I found this floating out in the ether. Made me laugh.


"I grew up in a college town, and one Halloween our doorbell rang and we opened the door expecting to see trickortreater—but what was in front of our open door—was another door! Like, a full-on wooden door, that had a sign that said “Please knock.” So we did, and the door swung open to reveal a bunch of college dudes dressed as really old grandmothers, curlers in their hair, etc, who proceeded to coo over our “costumes” and tell us we were “such cute trick or treaters!” One even pinched my cheek.
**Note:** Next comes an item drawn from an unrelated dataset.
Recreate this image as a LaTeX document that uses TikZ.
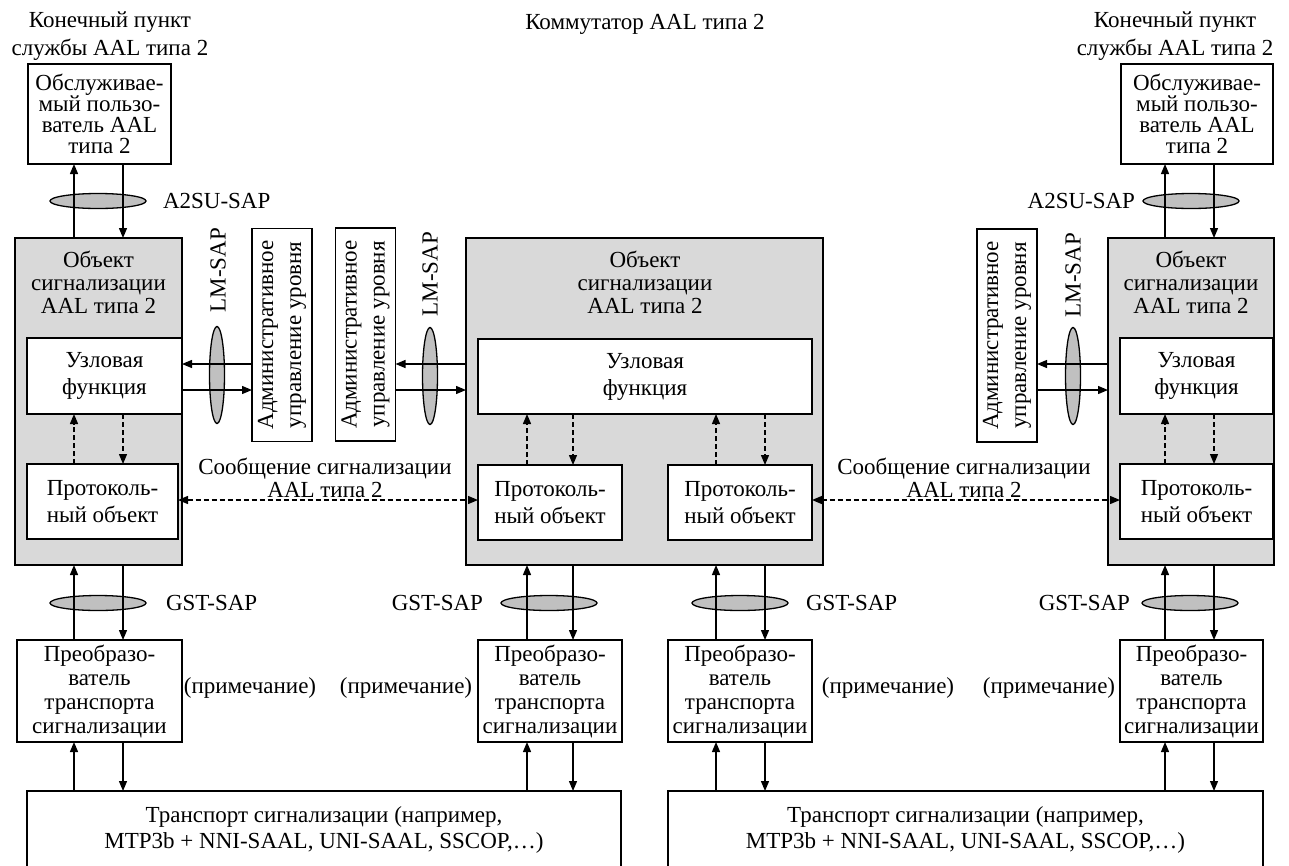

Then THEY gave US candy, closed their door, picked it up and walked to the next house."

— np312 on MetaFilter


----------



## sharpobject (May 7, 2008)

Made me laugh too - thanks for sharing.


----------



## Spooky1 (Aug 25, 2008)

That would be a riot.


----------



## RoxyBlue (Oct 6, 2008)

Gotta love those college dudes


----------



## jaege (Aug 23, 2009)

Now that is some serious imagination, and creativity. Not to mention they are really into it, since they gave you candy.


----------



## joker (Sep 25, 2007)

HAHAHAA....that's funny. Might have to do that one day.....
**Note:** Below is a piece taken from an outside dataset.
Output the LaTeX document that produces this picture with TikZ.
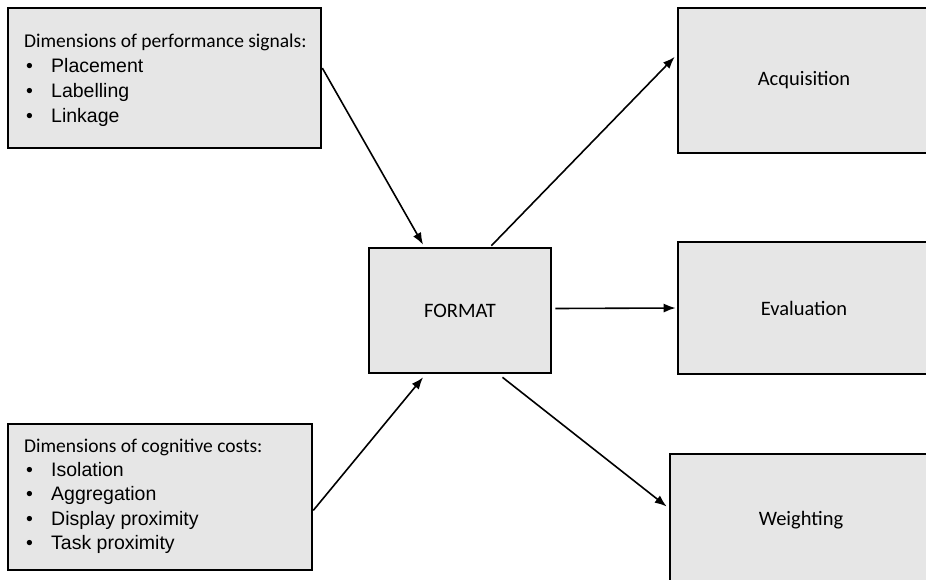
\documentclass[tikz,border=0pt]{standalone}
\usepackage{fontspec}
\setmainfont{Carlito}
\newfontfamily\arialf{Liberation Sans}
\usetikzlibrary{arrows.meta,calc}
\definecolor{boxgray}{RGB}{230,230,230}
\tikzset{
  box/.style={draw=black, line width=2.6pt, fill=boxgray, rectangle, inner sep=0pt},
  conn/.style={line width=1.6pt, -{Latex[length=12pt,width=9pt]}},
  head/.style={anchor=base west, inner sep=0pt, font=\fontsize{19.5}{22}\selectfont},
  item/.style={anchor=base west, inner sep=0pt, font=\arialf\fontsize{19.5}{22}\selectfont},
  bul/.style={anchor=base, inner sep=0pt, font=\arialf\fontsize{19.5}{22}\selectfont},
  lab/.style={font=\fontsize{20.5}{24}\selectfont}
}
\begin{document}
\begin{tikzpicture}[x=1pt,y=-1pt]
\useasboundingbox (0,0) rectangle (926,579);
\clip (0,0) rectangle (926,579);
% boxes
\node[box, minimum width=313pt, minimum height=140pt] (sig) at (164.5,78) {};
\node[box, minimum width=304pt, minimum height=146pt] (cog) at (160,497) {};
\node[box, minimum width=182pt, minimum height=125pt, lab] (fmt) at (460,310.5) {FORMAT};
\node[box, minimum width=252pt, minimum height=145pt, lab] (acq) at (804,80.5) {Acquisition};
\node[box, minimum width=252pt, minimum height=132pt, lab] (eva) at (804,308) {Evaluation};
\node[box, minimum width=262pt, minimum height=132pt, lab] (wei) at (801,520) {Weighting};
% texts top-left
\node[head] (sigt) at (24,47) {Dimensions of performance signals:};
\node[bul] (sb1) at (29.5,72) {•};
\node[item] (si1) at (51,72) {Placement};
\node[bul] (sb2) at (29.5,97) {•};
\node[item] (si2) at (51,97) {Labelling};
\node[bul] (sb3) at (29.5,122) {•};
\node[item] (si3) at (51,122) {Linkage};
% texts bottom-left
\node[head] (cogt) at (24,452) {Dimensions of cognitive costs:};
\node[bul] (cb1) at (29.5,476) {•};
\node[item] (ci1) at (51,476) {Isolation};
\node[bul] (cb2) at (29.5,500.5) {•};
\node[item] (ci2) at (51,500.5) {Aggregation};
\node[bul] (cb3) at (29.5,525) {•};
\node[item] (ci3) at (51,525) {Display proximity};
\node[bul] (cb4) at (29.5,549.5) {•};
\node[item] (ci4) at (51,549.5) {Task proximity};
% connectors
\draw[conn] ($(sig.north east)!0.43!(sig.south east)$) -- ($(fmt.north west)!0.30!(fmt.north east)+(0,-2)$);
\draw[conn] ($(cog.north east)!0.59!(cog.south east)$) -- ($(fmt.south west)!0.30!(fmt.south east)+(0,3)$);
\draw[conn] ($(fmt.north west)!0.67!(fmt.north east)+(0,-1)$) -- ($(acq.north west)!0.34!(acq.south west)+(-2,0)$);
\draw[conn] ($(fmt.east)+(3,-2)$) -- ($(eva.west)+(-1,0)$);
\draw[conn] ($(fmt.south west)!0.73!(fmt.south east)+(0,3)$) -- ($(wei.north west)!0.40!(wei.south west)+(-2,0)$);
\end{tikzpicture}
\end{document}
Hmmmm, an after halloween prank....lol.


----------



## zombiemommy (Sep 27, 2009)

That is hilarious and the best costume ever.


----------



## fick209 (Aug 31, 2009)

That is flipping brilliant!


----------



## nixie (Sep 17, 2008)

I love it!!


----------



## Bone Dancer (Oct 7, 2005)

I wish I could have seen it. I bet those guys had a blast.


----------